A media critic says many can't be bothered with sifting through varied viewpoints.
By NOEL HOLSTON
NEWSDAY
In early July, George Stephanopoulos, the former Clinton administration adviser who anchors ABC's "This Week," was in Ohio trying to get some inkling of whether the state is going to wind up red or blue come Nov. 2. Several likely voters mentioned they had seen "Fahrenheit 9/11," Michael Moore's George W. Bush-whacking film.
"What was most striking to me is that when I asked them, 'Why did you go to see it?' they said, 'Because we wanted to get the facts,"' Stephanopoulos said. "And they said it very sincerely, very earnestly and forcefully. ... At least a few of them had a sense that if [information] is coming from the government, if it's coming from the established media, they must not be telling us something and we have to go to this alternative venue to get the facts. And I think that's a challenge for all of us [journalists]."
Stephanopoulos' colleague Ted Koppel, anchor of ABC's "Nightline," added that he is "concerned that on both sides of the political spectrum, that if what Americans feel they have to get is news with an attitude, what they're going to end up losing is some of the objectivity that traditionally people in our business have tried [to attain] at least. We don't always succeed, but we have tried."
Comes from all sides
The ascendancy of "news" with an attitude -- a spin, a bias -- is undeniable. Whether it's Moore's determined effort to make Bush look dishonest and stupid; Brit Hume, Fox News Channel's chief Washington correspondent, looking as if he swigged sour milk when he mentions Democratic nominee John Kerry; Matt Drudge's right-thinking blogs; MSNBC's Keith Olbermann edging toward "Weekend Update" irreverence on his nightly news "Countdown," or the openly leftist Air America radio network hammering at Republicans the way Rush Limbaugh got rich pounding Democrats, purveyors of news and information that play to their audience's prejudices -- or at least their taste for amusement -- are everywhere.

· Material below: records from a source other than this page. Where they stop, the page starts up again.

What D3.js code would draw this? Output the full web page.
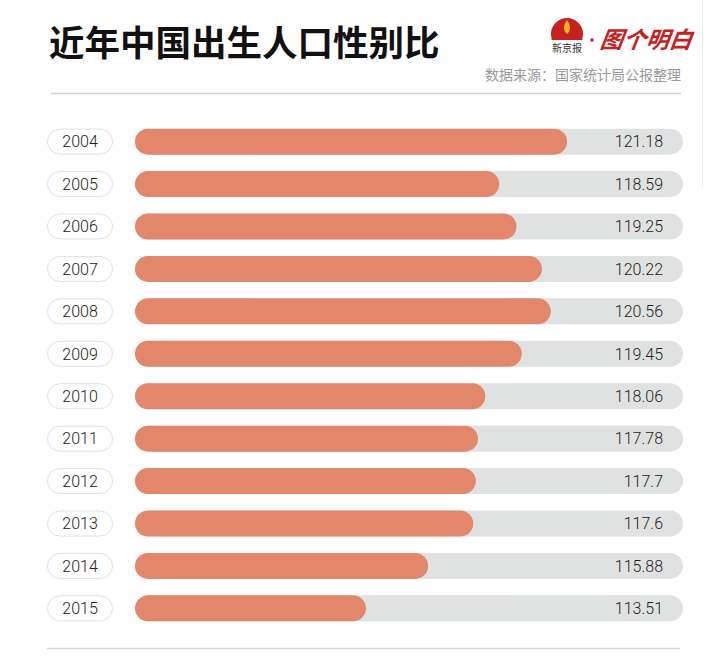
<!DOCTYPE html>
<html>
<head>
<meta charset="utf-8">
<script src="https://cdn.jsdelivr.net/npm/d3@7"></script>
<style>
  body { margin: 0; background: #fff; }
  svg { display: block; }
</style>
</head>
<body>
<div id="chart"></div>
<script>
// data
var years = ["2004", "2005", "2006", "2007", "2008", "2009", "2010", "2011", "2012", "2013", "2014", "2015"];
var ratios = [121.18, 118.59, 119.25, 120.22, 120.56, 119.45, 118.06, 117.78, 117.7, 117.6, 115.88, 113.51];
var ratioLabels = ["121.18", "118.59", "119.25", "120.22", "120.56", "119.45", "118.06", "117.78", "117.7", "117.6", "115.88", "113.51"];

var width = 709;
var height = 664;

var svg = d3.select("#chart")
  .append("svg")
  .attr("width", width)
  .attr("height", height);

// faint frame edge on the right
svg.append("line")
  .attr("x1", 702.5).attr("x2", 702.5)
  .attr("y1", 0).attr("y2", 188)
  .attr("stroke", "#ececec");

// Title
svg.append("text")
  .attr("x", 49)
  .attr("y", 56)
  .attr("font-family", "Noto Sans CJK SC")
  .attr("font-weight", "bold")
  .attr("font-size", 35.5)
  .attr("fill", "#111")
  .text("近年中国出生人口性别比");

// Logo (approximation)
var logo = svg.append("g").attr("transform", "translate(567,35)");
logo.append("circle").attr("r", 16).attr("cy", -1).attr("fill", "#c8201e");
logo.append("rect").attr("x", -18).attr("y", 5).attr("width", 36).attr("height", 12).attr("fill", "#fff");
logo.append("path")
  .attr("d", "M-16,5 L-12,1 L-9,3 L-6,-2 L-3,0 L0,-5 L3,0 L6,-2 L9,3 L12,1 L16,5 Z")
  .attr("fill", "#c8201e");
logo.append("path")
  .attr("d", "M0,-15 C4,-10 4,-4 0,-1 C-4,-4 -4,-10 0,-15 Z")
  .attr("fill", "#f4b321");
logo.append("text")
  .attr("y", 17)
  .attr("text-anchor", "middle")
  .attr("font-family", "Noto Sans CJK SC")
  .attr("font-size", 10)
  .attr("fill", "#333")
  .text("新京报");
svg.append("circle").attr("cx", 592).attr("cy", 40).attr("r", 1.8).attr("fill", "#c8201e");
svg.append("text")
  .attr("x", 600)
  .attr("y", 48)
  .attr("font-family", "Noto Sans CJK SC")
  .attr("font-style", "italic")
  .attr("font-weight", "bold")
  .attr("font-size", 23)
  .attr("fill", "#c8201e")
  .attr("transform", "skewX(-8)")
  .attr("dx", 6)
  .text("图个明白");

// Source
svg.append("text")
  .attr("x", 681)
  .attr("y", 80)
  .attr("text-anchor", "end")
  .attr("font-family", "Noto Sans CJK SC")
  .attr("font-size", 14)
  .attr("fill", "#9a9a9a")
  .text("数据来源：国家统计局公报整理");

// divider lines
svg.append("line")
  .attr("x1", 51).attr("x2", 681)
  .attr("y1", 93.5).attr("y2", 93.5)
  .attr("stroke", "#cfcfcf").attr("stroke-width", 1.5);
svg.append("line")
  .attr("x1", 47).attr("x2", 680)
  .attr("y1", 648.5).attr("y2", 648.5)
  .attr("stroke", "#d6d6d6").attr("stroke-width", 1.5);

// Scales
var yScale = d3.scaleBand()
  .domain(years)
  .range([120, 630])
  .paddingInner(0.38)
  .paddingOuter(0.2);

var xScale = d3.scaleLinear()
  .domain([104.7, 125.6])
  .range([135, 683]);

var barH = 26;
var rows = svg.selectAll("g.row")
  .data(years)
  .enter()
  .append("g")
  .attr("class", "row")
  .attr("transform", function(d) {
    return "translate(0," + (yScale(d) + yScale.bandwidth() / 2) + ")";
  });

// year pills
rows.append("rect")
  .attr("x", 47.5)
  .attr("y", -barH / 2 + 0.5)
  .attr("width", 65)
  .attr("height", barH - 1)
  .attr("rx", 12.5)
  .attr("fill", "#fff")
  .attr("stroke", "#e2e2e2");

rows.append("text")
  .attr("x", 80)
  .attr("dy", "0.36em")
  .attr("text-anchor", "middle")
  .attr("font-family", "Roboto, Liberation Sans, sans-serif")
  .attr("font-weight", 300)
  .attr("font-size", 16)
  .attr("fill", "#222")
  .text(function(d) { return d; });

// background track
rows.append("rect")
  .attr("x", xScale.range()[0])
  .attr("y", -barH / 2)
  .attr("width", xScale.range()[1] - xScale.range()[0])
  .attr("height", barH)
  .attr("rx", barH / 2)
  .attr("fill", "#e0e2e1");

// value bar
rows.append("rect")
  .attr("x", xScale.range()[0])
  .attr("y", -barH / 2)
  .attr("width", function(d, i) { return xScale(ratios[i]) - xScale.range()[0]; })
  .attr("height", barH)
  .attr("rx", barH / 2)
  .attr("fill", "#e2876b");

rows.append("text")
  .attr("x", 663)
  .attr("dy", "0.36em")
  .attr("text-anchor", "end")
  .attr("font-family", "Roboto, Liberation Sans, sans-serif")
  .attr("font-weight", 300)
  .attr("font-size", 16)
  .attr("fill", "#222")
  .text(function(d, i) { return ratioLabels[i]; });
</script>
</body>
</html>
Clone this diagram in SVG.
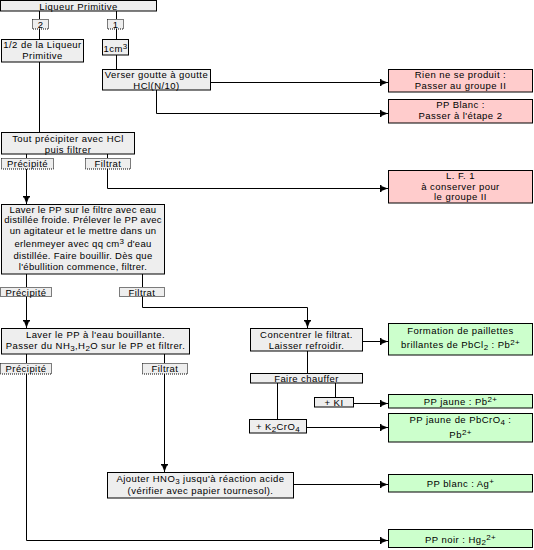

A survey published in June by the Washington, D.C.-based Pew Research Center for the People and the Press found that while most Americans (58 percent) say they don't care if the news reflects their own viewpoint on politics and issues, the minority that does care (36 percent) is extremely picky about its choices of news outlets.
Unlikely award
The partisan-news trend is even getting endorsement from unlikely sources. The Television Critics Association, in its collective lunacy, gave its 2004 award for outstanding news and information program to Comedy Central's current-events satire "The Daily Show," bypassing nominees that included "Nightline," "60 Minutes" and PBS' "Frontline," which in the past year had delivered complex, objective reporting on topics as diverse as post-liberation Iraq, the Rwandan genocide and the impact of Bush's born-again Christianity on his policies. "Daily Show" star Jon Stewart had the decency and good sense to be embarrassed by his trophy.
Los Angeles Times media critic David Shaw said in a recent column that he's come to the conclusion that a growing number of Americans "don't really want unbiased, straightforward news reporting. When they complain about bias, what they're really complaining about, whether they're on the right or the left, is that the news isn't biased in favor of their side of the argument."
'Intellectual laziness'
Shaw attributes this phenomenon to the "intellectual laziness" of citizens too busy or too conditioned by the media's bite-size amusements to bother sifting through conflicting reports that may be challenging or even, God forbid, dry. And he is not alone in fearing for the health and well-being of our democratic society.
"If news choices are increasingly driven by partisanship, either because they're biased or because they're perceived to be biased, then I think the risk is that people will turn inward," Pew Center director Andrew Kohut said. "They're going to be exposed to fewer things that may challenge their points of view. And it would make sense that this is not an especially good thing for a democracy."